The actual process is very simple: simply send your direct signal out of the DAW to your interface and connect the interface to the amp. Set up your favorite microphone on another channel, hit record, and enjoy. That's it!
However there are a few key points to keep in mind.
More than likely, your outputs will be line level, which typically is hotter than than your guitar would be. The impedance from the interface will also be different (if not drastically) from the guitar, and the resulting tone could very easily be different from what you are used to.
Some amps may sound perfectly fine coming directly from the interface, while some may not. You simply never know!
The easiest way to overcome these drawbacks is to use a reamping box. While similar to a direct box, a reamping box is designed to take your signal and match it appropriately to the amp, as if it were a guitar. There is nothing saying they are required, but if you want to be consistent then they come highly recommended!
So what can we do during the reamping stage? Anything! Well, not quite but here are some ideas:
- Dial in the original amp just right to fit with the mix, if it was too bassy or thin before.
- Change amps if the current one was not fitting in with the rest of the song.

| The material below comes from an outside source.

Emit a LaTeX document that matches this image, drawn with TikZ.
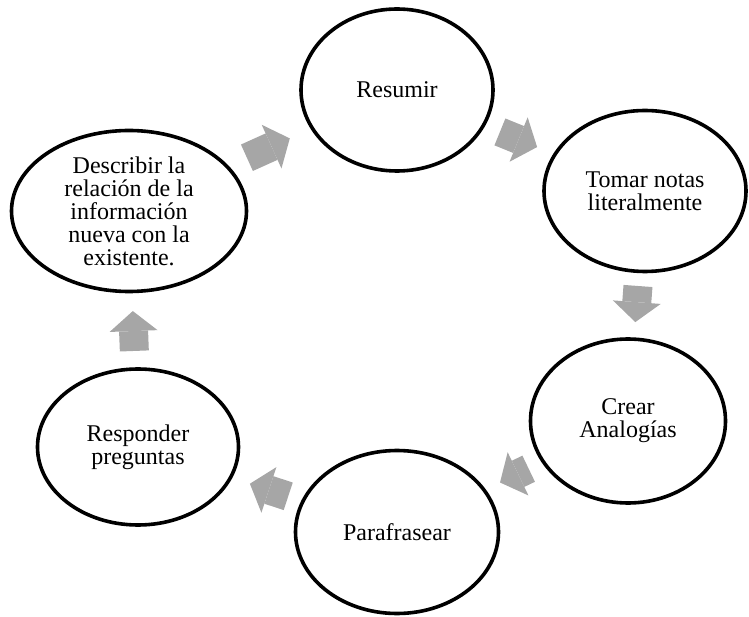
\documentclass[tikz,border=0pt]{standalone}
\usepackage{fontspec}
\setmainfont{Liberation Serif}
\usetikzlibrary{calc,arrows.meta,shapes.geometric}
\definecolor{grisflecha}{RGB}{166,166,166}

\begin{document}
\begin{tikzpicture}[x=1pt,y=-1pt,
  paso/.style={draw,ellipse,line width=3.6pt,inner sep=0pt,align=center,
    font=\fontsize{24}{23}\selectfont},
  flecha/.style={grisflecha,line width=29pt,
    -{Triangle[length=20pt,width=48pt,line width=0pt]}}]
  \useasboundingbox (0,0) rectangle (749,617);
  \node[paso,minimum width=192pt,minimum height=162pt] (res) at (397,90) {Resumir};
  \node[paso,minimum width=202pt,minimum height=161pt] (tom) at (645,191) {Tomar notas\\literalmente};
  \node[paso,minimum width=195pt,minimum height=164pt] (cre) at (628,421) {Crear\\Analogías};
  \node[paso,minimum width=203pt,minimum height=163pt] (par) at (397,532) {Parafrasear};
  \node[paso,minimum width=201pt,minimum height=156pt] (resp) at (138,447) {Responder\\preguntas};
  \node[paso,minimum width=235pt,minimum height=161pt] (desc) at (129,211) {Describir la\\relación de la\\información\\nueva con la\\existente.};
  % flechas del ciclo
  \draw[flecha] ($(desc)!0.44!(res)$) -- ($(desc)!0.60!(res)$);
  \draw[flecha] ($(res)!0.415!(tom)$) -- ($(res)!0.565!(tom)$);
  \draw[flecha] ($(tom)!0.413!(cre)$) -- ($(tom)!0.57!(cre)$);
  \draw[flecha] ($(cre)!0.43!(par)$) -- ($(cre)!0.554!(par)$);
  \draw[flecha] ($(par)!0.42!(resp)$) -- ($(par)!0.568!(resp)$);
  \draw[flecha] ($(resp)!0.407!(desc)$) -- ($(resp)!0.576!(desc)$);
\end{tikzpicture}
\end{document}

- Switch around the microphones, the mic position, the amp's position in the room, the preamps you use, etc.
- Double track! By using different amps or microphones, or even a combination of those techniques, you can create a thick but perfectly played double track.
Reamping offers an excellent option for changing your guitar and bass tracks without changing the performance. From choosing different amps to picking different microphones, the creative possibilities are nearly endless!
Remember to take care when recording direct and insuring a proper setup, and everything should be smooth sailing! Thanks for reading.